Task description – Reproduce the entries word for word, and omit any picture you find in them.

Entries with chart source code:
* begin *

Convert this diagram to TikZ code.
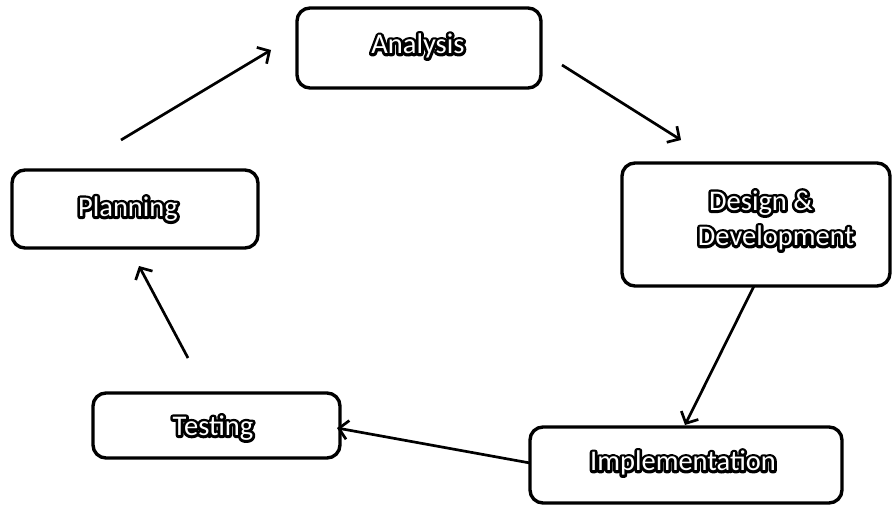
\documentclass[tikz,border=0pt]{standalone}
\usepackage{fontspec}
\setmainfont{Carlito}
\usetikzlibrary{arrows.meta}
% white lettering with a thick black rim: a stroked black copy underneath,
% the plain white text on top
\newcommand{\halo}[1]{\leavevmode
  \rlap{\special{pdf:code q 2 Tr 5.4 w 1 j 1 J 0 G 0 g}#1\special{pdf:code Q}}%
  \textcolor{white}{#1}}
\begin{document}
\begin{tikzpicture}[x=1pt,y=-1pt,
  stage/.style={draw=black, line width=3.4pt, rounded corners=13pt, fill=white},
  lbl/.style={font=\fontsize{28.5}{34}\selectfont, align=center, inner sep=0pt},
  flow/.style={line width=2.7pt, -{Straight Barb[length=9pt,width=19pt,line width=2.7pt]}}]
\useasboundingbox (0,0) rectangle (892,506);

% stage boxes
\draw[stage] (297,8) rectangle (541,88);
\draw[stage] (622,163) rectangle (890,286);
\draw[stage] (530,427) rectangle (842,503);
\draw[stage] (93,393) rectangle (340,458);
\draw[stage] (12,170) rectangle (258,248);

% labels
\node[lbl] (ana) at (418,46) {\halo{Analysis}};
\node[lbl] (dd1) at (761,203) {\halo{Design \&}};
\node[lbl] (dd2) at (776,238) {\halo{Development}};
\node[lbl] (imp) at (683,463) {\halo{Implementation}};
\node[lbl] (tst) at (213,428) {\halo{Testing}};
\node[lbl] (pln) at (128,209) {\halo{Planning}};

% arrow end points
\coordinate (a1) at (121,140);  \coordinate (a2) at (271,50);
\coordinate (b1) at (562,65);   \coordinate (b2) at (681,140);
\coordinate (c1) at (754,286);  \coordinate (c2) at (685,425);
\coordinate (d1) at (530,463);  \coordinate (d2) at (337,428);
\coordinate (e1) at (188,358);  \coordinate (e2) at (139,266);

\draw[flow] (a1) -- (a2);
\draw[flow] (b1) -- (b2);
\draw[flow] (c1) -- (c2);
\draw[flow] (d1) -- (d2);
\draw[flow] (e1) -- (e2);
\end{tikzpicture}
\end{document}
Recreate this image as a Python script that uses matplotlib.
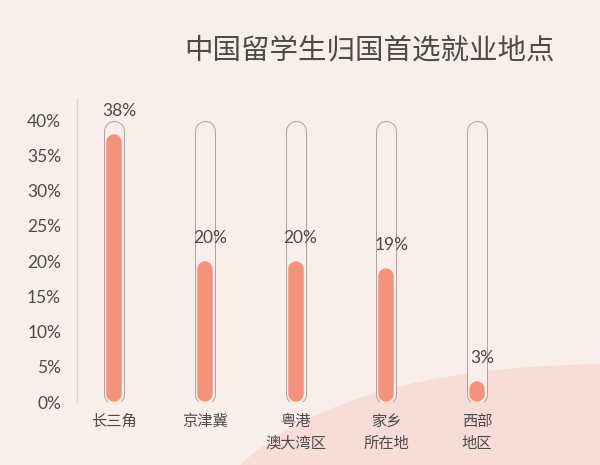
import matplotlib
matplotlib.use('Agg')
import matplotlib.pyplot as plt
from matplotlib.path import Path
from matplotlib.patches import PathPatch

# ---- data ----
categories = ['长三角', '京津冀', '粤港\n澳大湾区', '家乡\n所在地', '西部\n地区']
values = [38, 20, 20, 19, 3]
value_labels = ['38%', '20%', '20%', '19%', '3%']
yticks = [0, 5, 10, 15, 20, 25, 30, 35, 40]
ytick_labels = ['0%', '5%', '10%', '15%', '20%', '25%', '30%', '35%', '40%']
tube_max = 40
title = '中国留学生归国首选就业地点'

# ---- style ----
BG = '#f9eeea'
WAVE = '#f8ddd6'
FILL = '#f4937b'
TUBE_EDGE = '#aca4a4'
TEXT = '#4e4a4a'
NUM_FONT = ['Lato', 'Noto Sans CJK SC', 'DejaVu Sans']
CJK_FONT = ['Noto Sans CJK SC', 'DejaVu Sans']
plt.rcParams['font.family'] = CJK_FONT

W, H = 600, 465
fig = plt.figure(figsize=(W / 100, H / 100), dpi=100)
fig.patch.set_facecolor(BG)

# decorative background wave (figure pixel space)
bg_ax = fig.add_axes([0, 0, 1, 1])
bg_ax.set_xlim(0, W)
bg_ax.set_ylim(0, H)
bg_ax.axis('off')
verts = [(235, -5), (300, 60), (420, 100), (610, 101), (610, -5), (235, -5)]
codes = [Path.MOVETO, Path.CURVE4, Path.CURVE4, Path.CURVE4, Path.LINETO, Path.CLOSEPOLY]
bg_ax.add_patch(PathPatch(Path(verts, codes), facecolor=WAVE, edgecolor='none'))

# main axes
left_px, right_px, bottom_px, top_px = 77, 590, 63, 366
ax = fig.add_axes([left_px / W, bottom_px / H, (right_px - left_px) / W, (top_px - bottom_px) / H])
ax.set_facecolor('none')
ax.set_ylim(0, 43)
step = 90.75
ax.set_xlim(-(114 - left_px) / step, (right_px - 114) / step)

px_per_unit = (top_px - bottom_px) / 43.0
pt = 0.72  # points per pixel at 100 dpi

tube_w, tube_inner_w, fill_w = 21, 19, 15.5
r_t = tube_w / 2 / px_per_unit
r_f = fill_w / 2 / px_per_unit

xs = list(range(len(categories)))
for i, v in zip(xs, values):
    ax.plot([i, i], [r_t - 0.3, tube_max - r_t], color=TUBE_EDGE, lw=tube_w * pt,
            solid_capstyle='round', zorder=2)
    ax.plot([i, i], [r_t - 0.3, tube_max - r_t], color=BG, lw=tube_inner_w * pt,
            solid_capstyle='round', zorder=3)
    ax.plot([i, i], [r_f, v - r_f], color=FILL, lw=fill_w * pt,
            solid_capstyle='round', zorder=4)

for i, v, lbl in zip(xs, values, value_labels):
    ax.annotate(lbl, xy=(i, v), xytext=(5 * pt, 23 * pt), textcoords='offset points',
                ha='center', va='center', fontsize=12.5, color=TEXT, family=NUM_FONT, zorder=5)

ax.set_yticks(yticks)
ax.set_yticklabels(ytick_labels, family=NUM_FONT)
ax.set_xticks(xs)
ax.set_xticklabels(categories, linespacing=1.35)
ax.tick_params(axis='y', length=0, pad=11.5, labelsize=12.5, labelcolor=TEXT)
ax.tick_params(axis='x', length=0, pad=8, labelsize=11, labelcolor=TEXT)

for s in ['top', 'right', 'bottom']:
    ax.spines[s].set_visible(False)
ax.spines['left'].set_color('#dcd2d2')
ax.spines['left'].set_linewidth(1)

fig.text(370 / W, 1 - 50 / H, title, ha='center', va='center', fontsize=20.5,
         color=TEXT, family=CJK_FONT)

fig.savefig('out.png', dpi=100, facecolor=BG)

* end *

Answer to the task –
Convert this diagram to TikZ code.
\documentclass[tikz,border=0pt]{standalone}
\usepackage{fontspec}
\setmainfont{Carlito}
\usetikzlibrary{arrows.meta}
% white lettering with a thick black rim: a stroked black copy underneath,
% the plain white text on top
\newcommand{\halo}[1]{\leavevmode
  \rlap{\special{pdf:code q 2 Tr 5.4 w 1 j 1 J 0 G 0 g}#1\special{pdf:code Q}}%
  \textcolor{white}{#1}}
\begin{document}
\begin{tikzpicture}[x=1pt,y=-1pt,
  stage/.style={draw=black, line width=3.4pt, rounded corners=13pt, fill=white},
  lbl/.style={font=\fontsize{28.5}{34}\selectfont, align=center, inner sep=0pt},
  flow/.style={line width=2.7pt, -{Straight Barb[length=9pt,width=19pt,line width=2.7pt]}}]
\useasboundingbox (0,0) rectangle (892,506);

% stage boxes
\draw[stage] (297,8) rectangle (541,88);
\draw[stage] (622,163) rectangle (890,286);
\draw[stage] (530,427) rectangle (842,503);
\draw[stage] (93,393) rectangle (340,458);
\draw[stage] (12,170) rectangle (258,248);

% labels
\node[lbl] (ana) at (418,46) {\halo{Analysis}};
\node[lbl] (dd1) at (761,203) {\halo{Design \&}};
\node[lbl] (dd2) at (776,238) {\halo{Development}};
\node[lbl] (imp) at (683,463) {\halo{Implementation}};
\node[lbl] (tst) at (213,428) {\halo{Testing}};
\node[lbl] (pln) at (128,209) {\halo{Planning}};

% arrow end points
\coordinate (a1) at (121,140);  \coordinate (a2) at (271,50);
\coordinate (b1) at (562,65);   \coordinate (b2) at (681,140);
\coordinate (c1) at (754,286);  \coordinate (c2) at (685,425);
\coordinate (d1) at (530,463);  \coordinate (d2) at (337,428);
\coordinate (e1) at (188,358);  \coordinate (e2) at (139,266);

\draw[flow] (a1) -- (a2);
\draw[flow] (b1) -- (b2);
\draw[flow] (c1) -- (c2);
\draw[flow] (d1) -- (d2);
\draw[flow] (e1) -- (e2);
\end{tikzpicture}
\end{document}
Recreate this image as a Python script that uses matplotlib.
import matplotlib
matplotlib.use('Agg')
import matplotlib.pyplot as plt
from matplotlib.path import Path
from matplotlib.patches import PathPatch

# ---- data ----
categories = ['长三角', '京津冀', '粤港\n澳大湾区', '家乡\n所在地', '西部\n地区']
values = [38, 20, 20, 19, 3]
value_labels = ['38%', '20%', '20%', '19%', '3%']
yticks = [0, 5, 10, 15, 20, 25, 30, 35, 40]
ytick_labels = ['0%', '5%', '10%', '15%', '20%', '25%', '30%', '35%', '40%']
tube_max = 40
title = '中国留学生归国首选就业地点'

# ---- style ----
BG = '#f9eeea'
WAVE = '#f8ddd6'
FILL = '#f4937b'
TUBE_EDGE = '#aca4a4'
TEXT = '#4e4a4a'
NUM_FONT = ['Lato', 'Noto Sans CJK SC', 'DejaVu Sans']
CJK_FONT = ['Noto Sans CJK SC', 'DejaVu Sans']
plt.rcParams['font.family'] = CJK_FONT

W, H = 600, 465
fig = plt.figure(figsize=(W / 100, H / 100), dpi=100)
fig.patch.set_facecolor(BG)

# decorative background wave (figure pixel space)
bg_ax = fig.add_axes([0, 0, 1, 1])
bg_ax.set_xlim(0, W)
bg_ax.set_ylim(0, H)
bg_ax.axis('off')
verts = [(235, -5), (300, 60), (420, 100), (610, 101), (610, -5), (235, -5)]
codes = [Path.MOVETO, Path.CURVE4, Path.CURVE4, Path.CURVE4, Path.LINETO, Path.CLOSEPOLY]
bg_ax.add_patch(PathPatch(Path(verts, codes), facecolor=WAVE, edgecolor='none'))

# main axes
left_px, right_px, bottom_px, top_px = 77, 590, 63, 366
ax = fig.add_axes([left_px / W, bottom_px / H, (right_px - left_px) / W, (top_px - bottom_px) / H])
ax.set_facecolor('none')
ax.set_ylim(0, 43)
step = 90.75
ax.set_xlim(-(114 - left_px) / step, (right_px - 114) / step)

px_per_unit = (top_px - bottom_px) / 43.0
pt = 0.72  # points per pixel at 100 dpi

tube_w, tube_inner_w, fill_w = 21, 19, 15.5
r_t = tube_w / 2 / px_per_unit
r_f = fill_w / 2 / px_per_unit

xs = list(range(len(categories)))
for i, v in zip(xs, values):
    ax.plot([i, i], [r_t - 0.3, tube_max - r_t], color=TUBE_EDGE, lw=tube_w * pt,
            solid_capstyle='round', zorder=2)
    ax.plot([i, i], [r_t - 0.3, tube_max - r_t], color=BG, lw=tube_inner_w * pt,
            solid_capstyle='round', zorder=3)
    ax.plot([i, i], [r_f, v - r_f], color=FILL, lw=fill_w * pt,
            solid_capstyle='round', zorder=4)

for i, v, lbl in zip(xs, values, value_labels):
    ax.annotate(lbl, xy=(i, v), xytext=(5 * pt, 23 * pt), textcoords='offset points',
                ha='center', va='center', fontsize=12.5, color=TEXT, family=NUM_FONT, zorder=5)

ax.set_yticks(yticks)
ax.set_yticklabels(ytick_labels, family=NUM_FONT)
ax.set_xticks(xs)
ax.set_xticklabels(categories, linespacing=1.35)
ax.tick_params(axis='y', length=0, pad=11.5, labelsize=12.5, labelcolor=TEXT)
ax.tick_params(axis='x', length=0, pad=8, labelsize=11, labelcolor=TEXT)

for s in ['top', 'right', 'bottom']:
    ax.spines[s].set_visible(False)
ax.spines['left'].set_color('#dcd2d2')
ax.spines['left'].set_linewidth(1)

fig.text(370 / W, 1 - 50 / H, title, ha='center', va='center', fontsize=20.5,
         color=TEXT, family=CJK_FONT)

fig.savefig('out.png', dpi=100, facecolor=BG)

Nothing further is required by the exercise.